Sample code showing how to use Spark Streaming with Kafka.
- Apache Spark (tested with 2.3.3 pre-built for Hadoop)
- Python (tested with 3.7.3)
- Apache Avro for Python 3 (tested with 1.8.2)
- Docker
If you're using Apache Spark with pre-built Hadoop, it's highly recommended to create a SPARK_HOME
environment variable in your ~/.bash_profile
or ~/.zshrc
file like so:
# Spark
export SPARK_HOME="/Users/robert.dempsey/Applications/spark-2.3.3-bin-hadoop2.7"
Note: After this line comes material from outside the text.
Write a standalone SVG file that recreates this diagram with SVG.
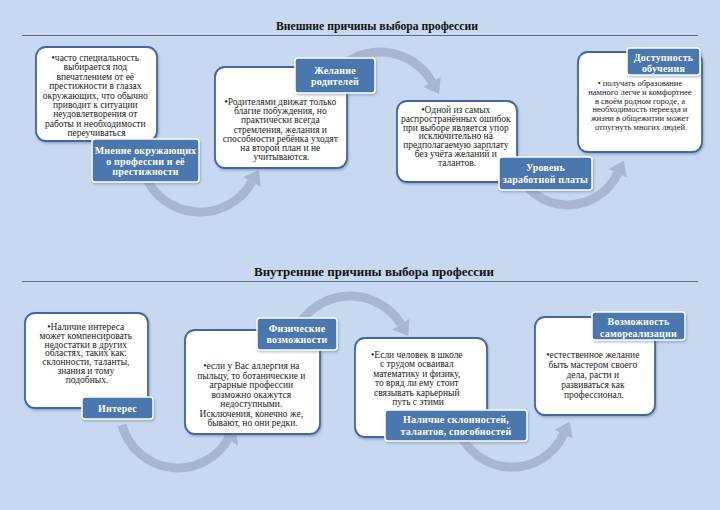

export PATH=$PATH:$SPARK_HOME/bin
This makes it easy to call the Spark executables, and the shell scripts in this repo rely on that variable existing.
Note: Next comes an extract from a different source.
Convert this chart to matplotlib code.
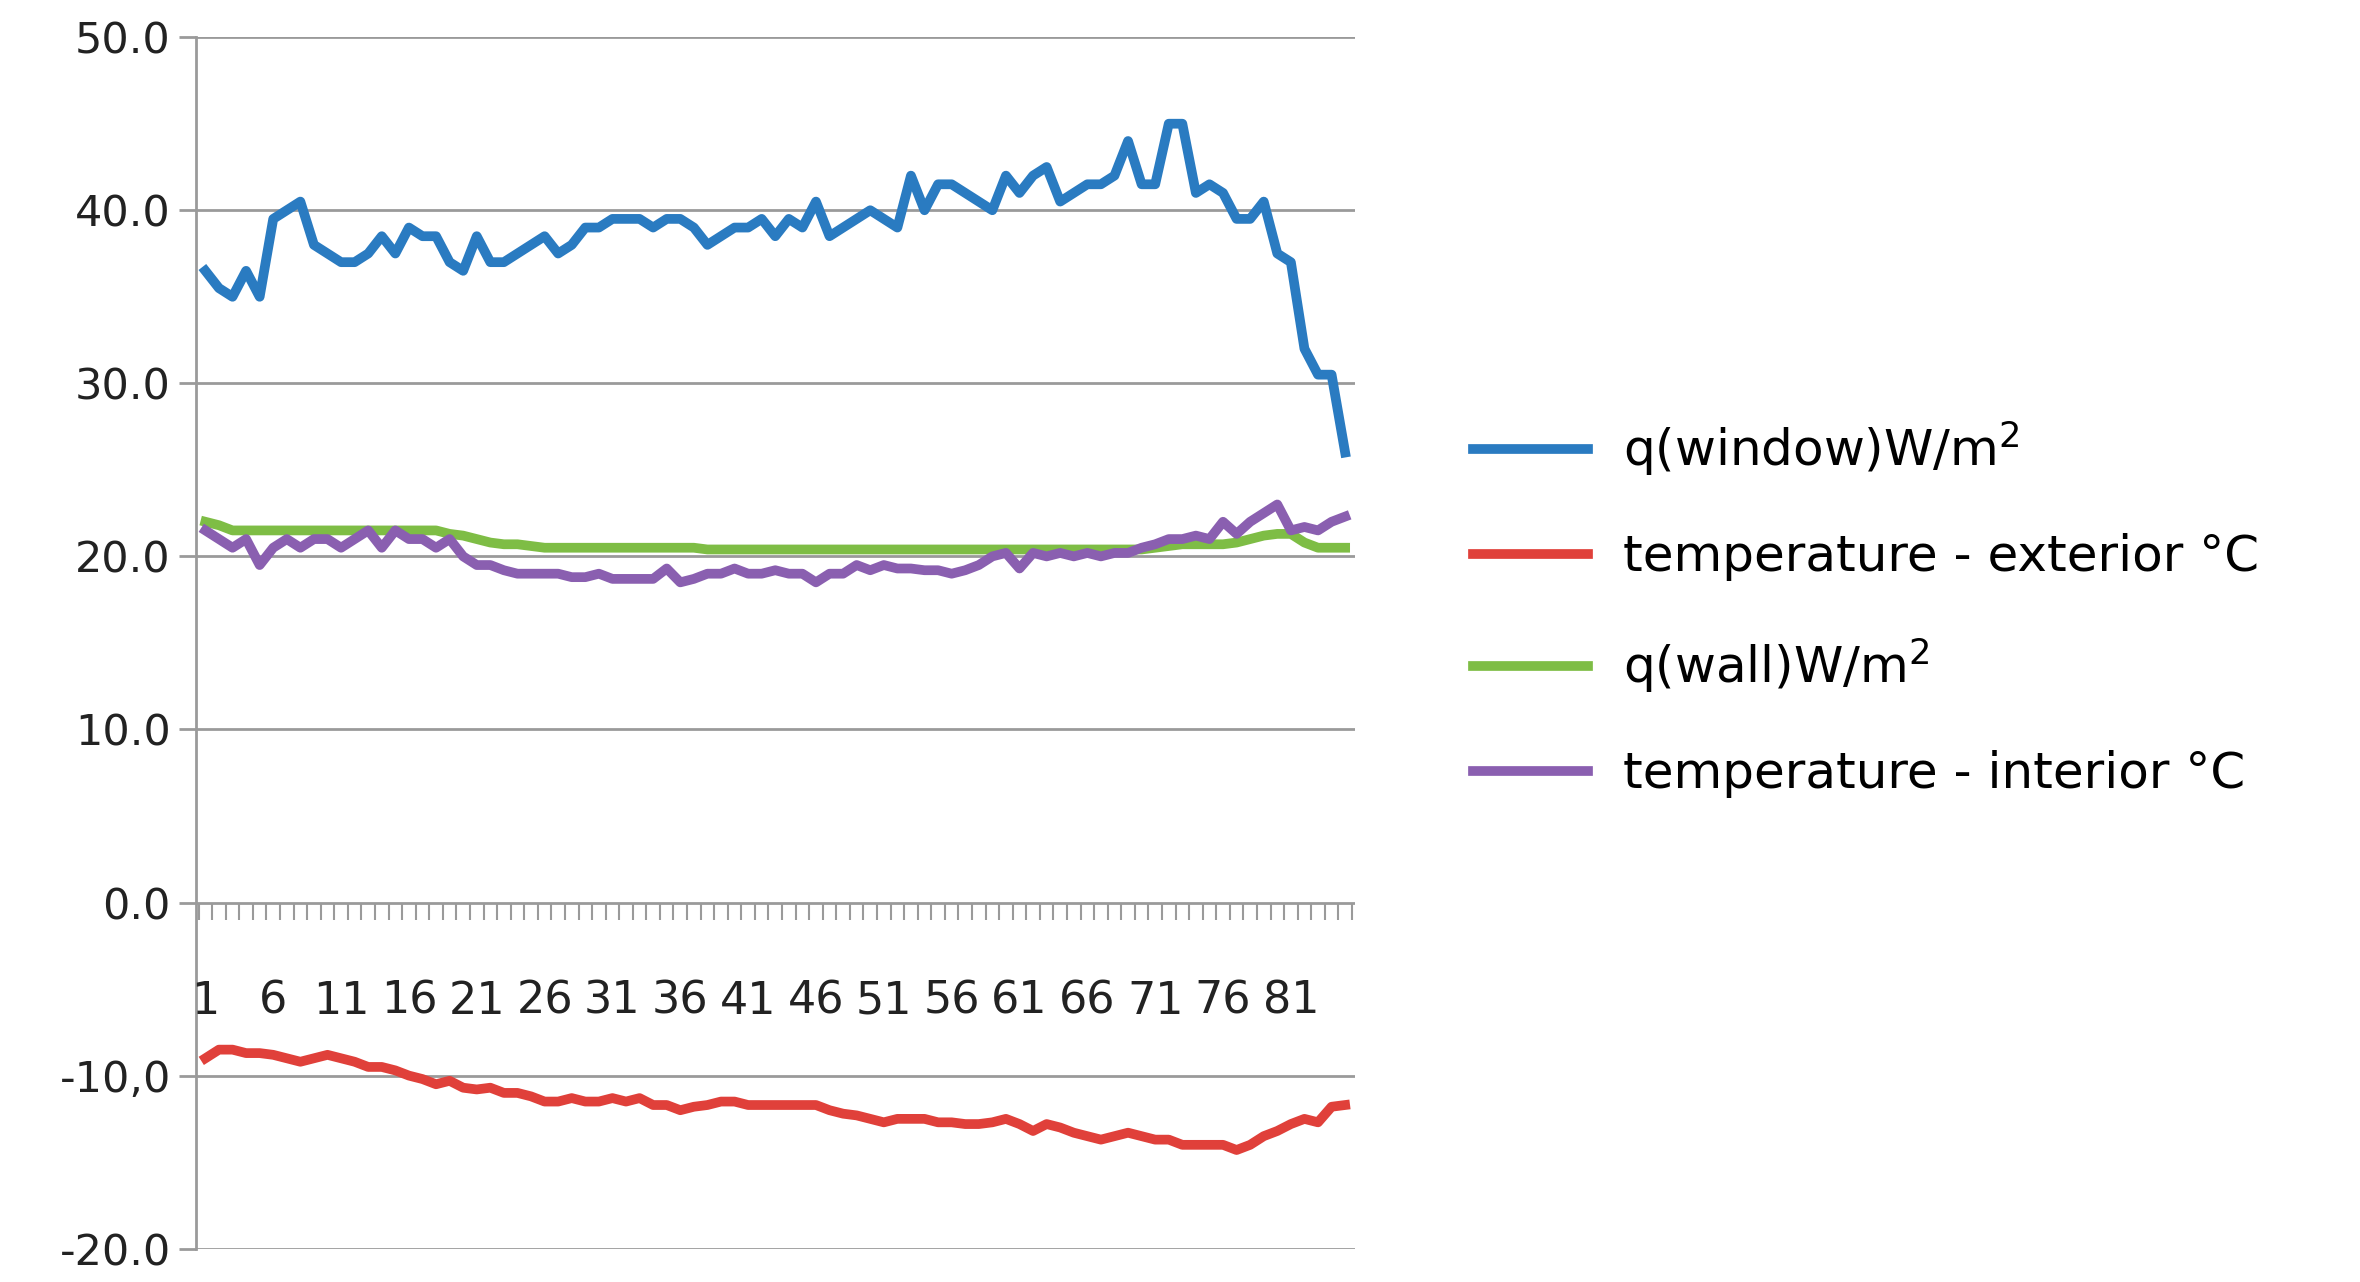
import matplotlib.pyplot as plt
import numpy as np

# values
q_window = [36.5, 35.5, 35, 36.5, 35, 39.5, 40, 40.5, 38, 37.5, 37, 37, 37.5, 38.5, 37.5,
            39, 38.5, 38.5, 37, 36.5, 38.5, 37, 37, 37.5, 38, 38.5, 37.5, 38, 39, 39,
            39.5, 39.5, 39.5, 39, 39.5, 39.5, 39, 38, 38.5, 39, 39, 39.5, 38.5, 39.5, 39,
            40.5, 38.5, 39, 39.5, 40, 39.5, 39, 42, 40, 41.5, 41.5, 41, 40.5, 40, 42,
            41, 42, 42.5, 40.5, 41, 41.5, 41.5, 42, 44, 41.5, 41.5, 45, 45, 41, 41.5,
            41, 39.5, 39.5, 40.5, 37.5, 37, 32, 30.5, 30.5, 26]
t_ext = [-9, -8.5, -8.5, -8.7, -8.7, -8.8, -9, -9.2, -9, -8.8, -9, -9.2, -9.5, -9.5, -9.7,
         -10, -10.2, -10.5, -10.3, -10.7, -10.8, -10.7, -11, -11, -11.2, -11.5, -11.5, -11.3, -11.5, -11.5,
         -11.3, -11.5, -11.3, -11.7, -11.7, -12, -11.8, -11.7, -11.5, -11.5, -11.7, -11.7, -11.7, -11.7, -11.7,
         -11.7, -12, -12.2, -12.3, -12.5, -12.7, -12.5, -12.5, -12.5, -12.7, -12.7, -12.8, -12.8, -12.7, -12.5,
         -12.8, -13.2, -12.8, -13, -13.3, -13.5, -13.7, -13.5, -13.3, -13.5, -13.7, -13.7, -14, -14, -14,
         -14, -14.3, -14, -13.5, -13.2, -12.8, -12.5, -12.7, -11.8, -11.7]
q_wall = [22, 21.8, 21.5, 21.5, 21.5, 21.5, 21.5, 21.5, 21.5, 21.5, 21.5, 21.5, 21.5, 21.5, 21.5,
          21.5, 21.5, 21.5, 21.3, 21.2, 21, 20.8, 20.7, 20.7, 20.6, 20.5, 20.5, 20.5, 20.5, 20.5,
          20.5, 20.5, 20.5, 20.5, 20.5, 20.5, 20.5, 20.4, 20.4, 20.4, 20.4, 20.4, 20.4, 20.4, 20.4,
          20.4, 20.4, 20.4, 20.4, 20.4, 20.4, 20.4, 20.4, 20.4, 20.4, 20.4, 20.4, 20.4, 20.4, 20.4,
          20.4, 20.4, 20.4, 20.4, 20.4, 20.4, 20.4, 20.4, 20.4, 20.4, 20.5, 20.6, 20.7, 20.7, 20.7,
          20.7, 20.8, 21, 21.2, 21.3, 21.3, 20.8, 20.5, 20.5, 20.5]
t_int = [21.5, 21, 20.5, 21, 19.5, 20.5, 21, 20.5, 21, 21, 20.5, 21, 21.5, 20.5, 21.5,
         21, 21, 20.5, 21, 20, 19.5, 19.5, 19.2, 19, 19, 19, 19, 18.8, 18.8, 19,
         18.7, 18.7, 18.7, 18.7, 19.3, 18.5, 18.7, 19, 19, 19.3, 19, 19, 19.2, 19, 19,
         18.5, 19, 19, 19.5, 19.2, 19.5, 19.3, 19.3, 19.2, 19.2, 19, 19.2, 19.5, 20, 20.2,
         19.3, 20.2, 20, 20.2, 20, 20.2, 20, 20.2, 20.2, 20.5, 20.7, 21, 21, 21.2, 21,
         22, 21.3, 22, 22.5, 23, 21.5, 21.7, 21.5, 22, 22.3]

series = [
    (q_window, "q(window)W/m$^2$", "#2a7bc1"),
    (t_ext, "temperature - exterior °C", "#e0403a"),
    (q_wall, "q(wall)W/m$^2$", "#7ebd45"),
    (t_int, "temperature - interior °C", "#8a5fb0"),
]
n_cat = 85
y_ticks = [50, 40, 30, 20, 10, 0, -10, -20]
y_labels = ["50.0", "40.0", "30.0", "20.0", "10.0", "0.0", "-10,0", "-20.0"]

fig = plt.figure(figsize=(23.6, 12.82), dpi=100)
ax = fig.add_axes([0.083, 0.026, 0.491, 0.945])
for y in y_ticks:
    ax.axhline(y, color="#9a9a9a", lw=2, zorder=0)
for vals, label, color in series:
    x = np.arange(1, len(vals) + 1)
    ax.plot(x, vals, color=color, lw=7, label=label, solid_joinstyle="round")

ax.set_xlim(0.3, n_cat + 0.7)
ax.set_ylim(-20, 50)
ax.set_yticks(y_ticks)
ax.set_yticklabels(y_labels, fontsize=31, color="#222222")
ax.tick_params(axis="y", length=12, width=2, color="#9a9a9a", pad=6)
ax.set_xticks([])
for s in ["top", "right", "bottom"]:
    ax.spines[s].set_visible(False)
ax.spines["left"].set_color("#9a9a9a")
ax.spines["left"].set_linewidth(2)

# category ticks along the zero line
edges = np.arange(0.5, n_cat + 1.0, 1.0)
ax.vlines(edges, -1.0, 0, color="#9a9a9a", lw=1.5)
for i in range(1, n_cat + 1, 5):
    ax.text(i, -5.7, str(i), fontsize=32, ha="center", va="center", color="#222222")

fig.legend(loc="center left", bbox_to_anchor=(0.605, 0.525), frameon=False,
           fontsize=36, handlelength=2.3, labelspacing=1.1, handletextpad=0.7)
fig.savefig("out.png", dpi=100)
Clone this repo and cd into the directory.
Create a new Python 3.7.3 environment, activate it, and install the additional packages:
$ conda create -n pyspark_env python=3.7.3
$ source activate pyspark_env
$ pip install -r requirements.txt
Download and install Apache Avro:
$ tar xvf avro-1.8.2.tar.gz
$ cd avro-1.8.2
$ sudo python setup.py install
$ python
>>> import avro # should not raise ImportError
There are examples showing parsing JSON and avro. They run the same way, so let's see how to run the avro example. From the root directory:
Launch the Docker containers:
$ docker-compose up -d
$ docker ps
In one terminal window, run the avro producer:
$ python avro/avro_producer.py
In another terminal window, run the avro consumer as a check:
$ python avro/avro_consumer.py
If everything is working you should see the messages being produced to Kafka by the producer script and consumed by the consumer script.
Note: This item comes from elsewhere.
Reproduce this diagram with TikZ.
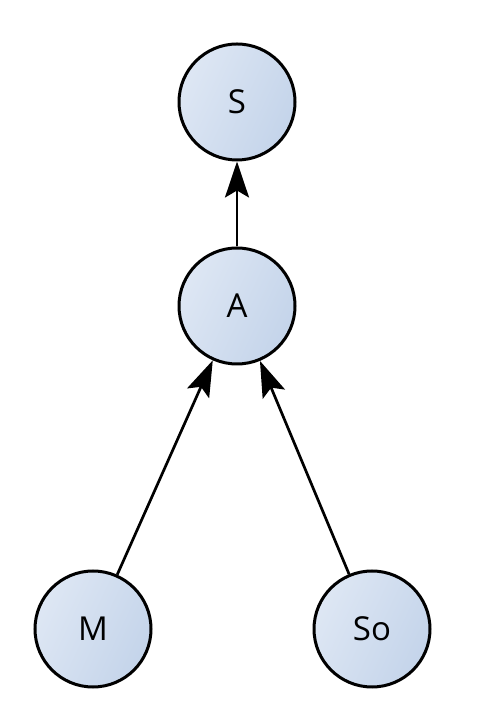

Now, stop the consumer script and run the shell script to use Spark Streaming:
$ chmod +x spark_submit_avro.sh
$ ./spark_submit_avro.sh
It takes a minute for Spark to get going, however once it does you should see output like this:
-------------------------------------------
Time: 2019-05-20 05:20:15
-------------------------------------------
{'name': 'Robert', 'favorite_number': 0, 'favorite_color': 'blue'}
{'name': 'Robert', 'favorite_number': 1, 'favorite_color': 'blue'}
{'name': 'Robert', 'favorite_number': 2, 'favorite_color': 'blue'}
{'name': 'Robert', 'favorite_number': 3, 'favorite_color': 'blue'}
{'name': 'Robert', 'favorite_number': 4, 'favorite_color': 'blue'}
{'name': 'Robert', 'favorite_number': 5, 'favorite_color': 'blue'}
{'name': 'Robert', 'favorite_number': 6, 'favorite_color': 'blue'}
{'name': 'Robert', 'favorite_number': 7, 'favorite_color': 'blue'}
{'name': 'Robert', 'favorite_number': 8, 'favorite_color': 'blue'}
{'name': 'Robert', 'favorite_number': 9, 'favorite_color': 'blue'}
As Spark is processing the Kafka stream in mini-batches, you'll continue to see messages like this while the producer continues to produce events.